Table of Contents
- 1 Xeriscaping: The Benefits and How To?
- 1.1 Xeriscaping Your Landscape
- 1.2 Xeriscaping does not mean you will have a barren landscape.
Xeriscaping: The Benefits and How To?
Xeriscape (xeriscaping) is a common landscaping technique that uses water-efficient plants. Instead of using grasses that require heavy watering, xeriscaping uses mulches and plants that require low watering.
Xeriscaping Your Landscape
Xeriscaping can be used in landscapes, gardens, and lawns. The use of mulch and careful plant selection are key aspects of xeriscaping. The mulch type you decide to use should depend on the style and location of the landscape. For example, wood mulch is used in many temperate, humid areas, while rock mulch is used in dry, arid, and desert-like areas.
Xeriscaping does not mean you will have a barren landscape.
In fact, many plants can thrive in a xeriscape landscape. When selecting plants, purchase plants native to your area because they generally require less water.

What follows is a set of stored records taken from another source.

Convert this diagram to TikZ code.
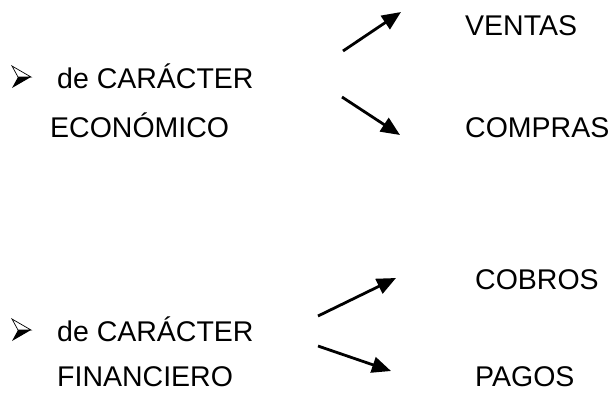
\documentclass[tikz,border=0pt]{standalone}
\usepackage{fontspec}
\setmainfont{Liberation Sans}
\usetikzlibrary{arrows.meta}
\begin{document}
\begin{tikzpicture}[x=1pt,y=-1pt,
  lbl/.style={anchor=base west,inner sep=0pt,text depth=0pt,font=\fontsize{28.5}{34}\selectfont},
  arr/.style={line width=2.8pt,-{Triangle[length=19pt,width=16pt]}},
  bullettop/.style={draw=black,line width=0.7pt,fill=white,line join=miter},
  bulletbot/.style={fill=black}]
\useasboundingbox (0,0) rectangle (613,392);
% top group
\node[lbl] (ec1) at (57,88) {de CARÁCTER};
\node[lbl] (ec2) at (50,137) {ECONÓMICO};
\node[lbl] (ventas) at (465,35) {VENTAS};
\node[lbl] (compras) at (465,137) {COMPRAS};
\coordinate (a1s) at (343,51);
\coordinate (a1e) at (401,12);
\coordinate (a2s) at (342,97);
\coordinate (a2e) at (400,135);
\draw[arr] (a1s) -- (a1e);
\draw[arr] (a2s) -- (a2e);
\path[bullettop] (12,66) -- (31,77) -- (18,77) -- cycle;
\path[bulletbot] (18,77) -- (31,77) -- (12,88) -- cycle;
% bottom group
\node[lbl] (fi1) at (57,341) {de CARÁCTER};
\node[lbl] (fi2) at (57,386) {FINANCIERO};
\node[lbl] (cobros) at (475,289) {COBROS};
\node[lbl] (pagos) at (475,386) {PAGOS};
\coordinate (b1s) at (318,316);
\coordinate (b1e) at (396,278);
\coordinate (b2s) at (318,346);
\coordinate (b2e) at (391,371);
\draw[arr] (b1s) -- (b1e);
\draw[arr] (b2s) -- (b2e);
\path[bullettop] (12,319) -- (31,330) -- (18,330) -- cycle;
\path[bulletbot] (18,330) -- (31,330) -- (12,341) -- cycle;
\end{tikzpicture}
\end{document}
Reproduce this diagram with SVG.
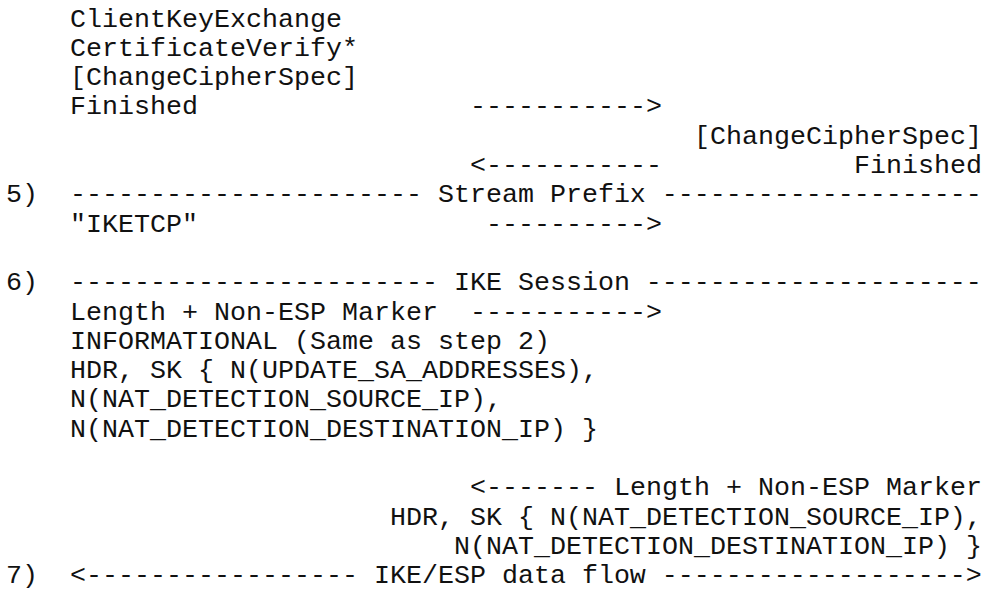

The native plants will differ depending on where you reside. A great tip is to use the “right plant, right place” technique. This means that you will plant in locations that promote growth. For example, if a plant grows best in direct sunlight, then plant it in an area that receives abundant sunlight.
If you wish to cut down on maintenance while still using a sustainable method, xeriscaping is the perfect alternative. Xeriscaping reduces the time spent mowing, and using mulch can help to retain soil moisture and limit weed growth. This will reduce the time spent watering and digging up weeds.
To turn your garden into a lower water-use garden, simply change the grass type. For instance, Buffalo grass, Zoysia grass, and Centipede grass require less water than most grasses. You can also reduce the amount of water and chemicals needed by practicing good garden care techniques, such as trimming. To increase water storage retention, aerate the lawn once a year, and use a compost mix to fill the aerated holes.
Seven Steps to Xeriscaping:
Planning and Design
Survey the landscape to discover certain areas that can be re-designed to reduce water use. Common areas include driveways, sidewalks or patios.
Evaluate the soil by researching the water-holding capacity. Tricks such as adding organic matter, like mulch or compost, to the soil can increase the soil moisture retention.
Practical turf areas
The sizing of the lawn patches and the grasses used will affect the amount of water required to keep the lawn healthy. Installing smaller patches of lawn that have a higher water capacity can decrease the amount of water used.
Selecting plants that require less water once they’re established will decrease the amount of water used on the lawn.
Installing an effective irrigation system is very important. Drip irrigation systems work by providing a slow stream of water to the plant’s roots. This type of system uses the least amount of water. Drip irrigation systems are commonly used on flowerbeds. Drip irrigation output can also ensure that areas are getting an appropriate amount of water.
Mulch helps irrigation by preventing runoff and absorbs water from the ground.
To maintain the quality of a lawn requires a maintenance schedule. However, excess watering and fertilizing can be detrimental. Research how often your type of grass requires maintenance and what that maintenance is.